## MATERIAL
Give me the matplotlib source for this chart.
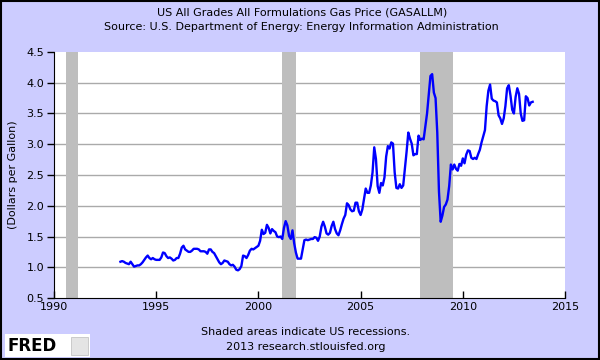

---

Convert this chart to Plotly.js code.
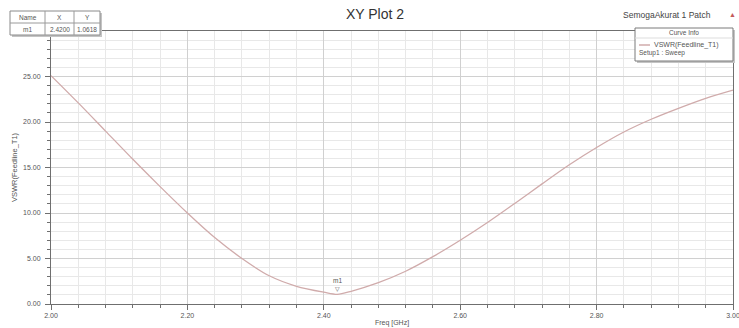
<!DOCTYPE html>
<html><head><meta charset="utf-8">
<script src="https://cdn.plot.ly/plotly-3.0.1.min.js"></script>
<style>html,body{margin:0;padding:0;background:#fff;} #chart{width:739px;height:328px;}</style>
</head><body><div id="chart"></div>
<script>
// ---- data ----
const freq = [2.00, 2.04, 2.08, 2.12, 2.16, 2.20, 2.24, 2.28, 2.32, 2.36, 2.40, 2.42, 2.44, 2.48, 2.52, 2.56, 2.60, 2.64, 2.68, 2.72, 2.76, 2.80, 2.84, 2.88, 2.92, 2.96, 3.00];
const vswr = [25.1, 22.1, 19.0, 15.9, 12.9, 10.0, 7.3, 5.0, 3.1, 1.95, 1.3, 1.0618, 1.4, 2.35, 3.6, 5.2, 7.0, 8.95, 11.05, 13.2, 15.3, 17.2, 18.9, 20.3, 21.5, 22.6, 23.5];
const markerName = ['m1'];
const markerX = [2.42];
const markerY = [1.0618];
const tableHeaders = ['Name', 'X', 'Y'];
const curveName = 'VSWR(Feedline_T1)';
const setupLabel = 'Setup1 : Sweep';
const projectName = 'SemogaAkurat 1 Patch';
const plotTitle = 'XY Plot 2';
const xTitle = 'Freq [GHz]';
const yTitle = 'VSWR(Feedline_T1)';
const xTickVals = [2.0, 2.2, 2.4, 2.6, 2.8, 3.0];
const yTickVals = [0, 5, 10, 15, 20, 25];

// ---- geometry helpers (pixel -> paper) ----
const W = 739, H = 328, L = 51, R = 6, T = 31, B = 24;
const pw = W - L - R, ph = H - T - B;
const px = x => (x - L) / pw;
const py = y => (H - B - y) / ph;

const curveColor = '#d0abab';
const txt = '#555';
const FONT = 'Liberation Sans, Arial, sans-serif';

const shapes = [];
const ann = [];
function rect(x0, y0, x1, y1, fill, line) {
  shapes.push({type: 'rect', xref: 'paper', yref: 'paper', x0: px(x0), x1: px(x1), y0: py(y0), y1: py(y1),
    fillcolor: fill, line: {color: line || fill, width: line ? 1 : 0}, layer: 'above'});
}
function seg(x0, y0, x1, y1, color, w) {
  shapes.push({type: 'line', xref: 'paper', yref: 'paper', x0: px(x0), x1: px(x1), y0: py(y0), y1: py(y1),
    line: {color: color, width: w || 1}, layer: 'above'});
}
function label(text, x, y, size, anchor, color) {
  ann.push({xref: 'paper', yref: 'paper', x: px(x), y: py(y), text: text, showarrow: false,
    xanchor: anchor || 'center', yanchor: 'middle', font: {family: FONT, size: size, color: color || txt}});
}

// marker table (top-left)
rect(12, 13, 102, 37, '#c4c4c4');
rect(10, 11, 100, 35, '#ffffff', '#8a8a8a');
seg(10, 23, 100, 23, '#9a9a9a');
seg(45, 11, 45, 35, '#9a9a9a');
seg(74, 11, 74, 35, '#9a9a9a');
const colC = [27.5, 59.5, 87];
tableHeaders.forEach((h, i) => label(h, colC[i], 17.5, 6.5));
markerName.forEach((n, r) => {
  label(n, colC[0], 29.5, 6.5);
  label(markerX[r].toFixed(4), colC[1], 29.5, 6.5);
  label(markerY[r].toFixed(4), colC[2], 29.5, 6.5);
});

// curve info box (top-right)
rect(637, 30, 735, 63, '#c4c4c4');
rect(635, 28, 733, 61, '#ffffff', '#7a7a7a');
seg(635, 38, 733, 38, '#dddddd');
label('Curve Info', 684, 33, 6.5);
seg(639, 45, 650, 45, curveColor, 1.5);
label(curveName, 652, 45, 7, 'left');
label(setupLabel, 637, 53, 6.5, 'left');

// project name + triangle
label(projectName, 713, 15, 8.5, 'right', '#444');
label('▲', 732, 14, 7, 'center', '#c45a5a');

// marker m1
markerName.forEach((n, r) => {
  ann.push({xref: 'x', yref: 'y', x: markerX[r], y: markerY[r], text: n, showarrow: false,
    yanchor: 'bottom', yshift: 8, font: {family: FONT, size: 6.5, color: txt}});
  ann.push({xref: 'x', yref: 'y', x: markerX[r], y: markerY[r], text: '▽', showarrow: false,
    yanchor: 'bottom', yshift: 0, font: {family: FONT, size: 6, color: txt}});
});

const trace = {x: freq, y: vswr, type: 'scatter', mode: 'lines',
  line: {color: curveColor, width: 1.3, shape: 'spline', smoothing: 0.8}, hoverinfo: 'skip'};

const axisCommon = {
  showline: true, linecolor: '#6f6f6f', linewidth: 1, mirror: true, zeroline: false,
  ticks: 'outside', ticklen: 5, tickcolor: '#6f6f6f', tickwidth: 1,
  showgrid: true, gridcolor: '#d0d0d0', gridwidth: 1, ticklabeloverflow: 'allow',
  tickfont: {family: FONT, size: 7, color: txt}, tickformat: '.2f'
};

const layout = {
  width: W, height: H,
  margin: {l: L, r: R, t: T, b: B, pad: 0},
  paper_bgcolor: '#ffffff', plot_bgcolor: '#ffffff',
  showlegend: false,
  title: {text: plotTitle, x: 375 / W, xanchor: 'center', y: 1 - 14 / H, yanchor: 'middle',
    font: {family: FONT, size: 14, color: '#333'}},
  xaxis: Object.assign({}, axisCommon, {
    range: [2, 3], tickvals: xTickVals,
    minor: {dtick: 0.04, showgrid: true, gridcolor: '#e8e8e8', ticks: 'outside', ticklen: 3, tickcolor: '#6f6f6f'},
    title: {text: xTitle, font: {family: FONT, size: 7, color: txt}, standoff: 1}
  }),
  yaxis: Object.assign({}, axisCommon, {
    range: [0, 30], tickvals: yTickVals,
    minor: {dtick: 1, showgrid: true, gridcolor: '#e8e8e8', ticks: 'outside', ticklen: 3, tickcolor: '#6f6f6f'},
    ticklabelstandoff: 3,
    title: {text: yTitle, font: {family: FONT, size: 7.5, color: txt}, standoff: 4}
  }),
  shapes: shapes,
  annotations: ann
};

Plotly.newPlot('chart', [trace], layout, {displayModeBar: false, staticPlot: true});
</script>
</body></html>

## WRITTEN PROBLEM
Retype only the lines above from the one with "Convert this chart to Plotly.js code." through the one with "const FONT = 'Liberation", exactly and with both ends. Images stay out.

## ANSWER FOR THE TASK
Convert this chart to Plotly.js code.
<!DOCTYPE html>
<html><head><meta charset="utf-8">
<script src="https://cdn.plot.ly/plotly-3.0.1.min.js"></script>
<style>html,body{margin:0;padding:0;background:#fff;} #chart{width:739px;height:328px;}</style>
</head><body><div id="chart"></div>
<script>
// ---- data ----
const freq = [2.00, 2.04, 2.08, 2.12, 2.16, 2.20, 2.24, 2.28, 2.32, 2.36, 2.40, 2.42, 2.44, 2.48, 2.52, 2.56, 2.60, 2.64, 2.68, 2.72, 2.76, 2.80, 2.84, 2.88, 2.92, 2.96, 3.00];
const vswr = [25.1, 22.1, 19.0, 15.9, 12.9, 10.0, 7.3, 5.0, 3.1, 1.95, 1.3, 1.0618, 1.4, 2.35, 3.6, 5.2, 7.0, 8.95, 11.05, 13.2, 15.3, 17.2, 18.9, 20.3, 21.5, 22.6, 23.5];
const markerName = ['m1'];
const markerX = [2.42];
const markerY = [1.0618];
const tableHeaders = ['Name', 'X', 'Y'];
const curveName = 'VSWR(Feedline_T1)';
const setupLabel = 'Setup1 : Sweep';
const projectName = 'SemogaAkurat 1 Patch';
const plotTitle = 'XY Plot 2';
const xTitle = 'Freq [GHz]';
const yTitle = 'VSWR(Feedline_T1)';
const xTickVals = [2.0, 2.2, 2.4, 2.6, 2.8, 3.0];
const yTickVals = [0, 5, 10, 15, 20, 25];

// ---- geometry helpers (pixel -> paper) ----
const W = 739, H = 328, L = 51, R = 6, T = 31, B = 24;
const pw = W - L - R, ph = H - T - B;
const px = x => (x - L) / pw;
const py = y => (H - B - y) / ph;

const curveColor = '#d0abab';
const txt = '#555';
const FONT = 'Liberation Sans, Arial, sans-serif';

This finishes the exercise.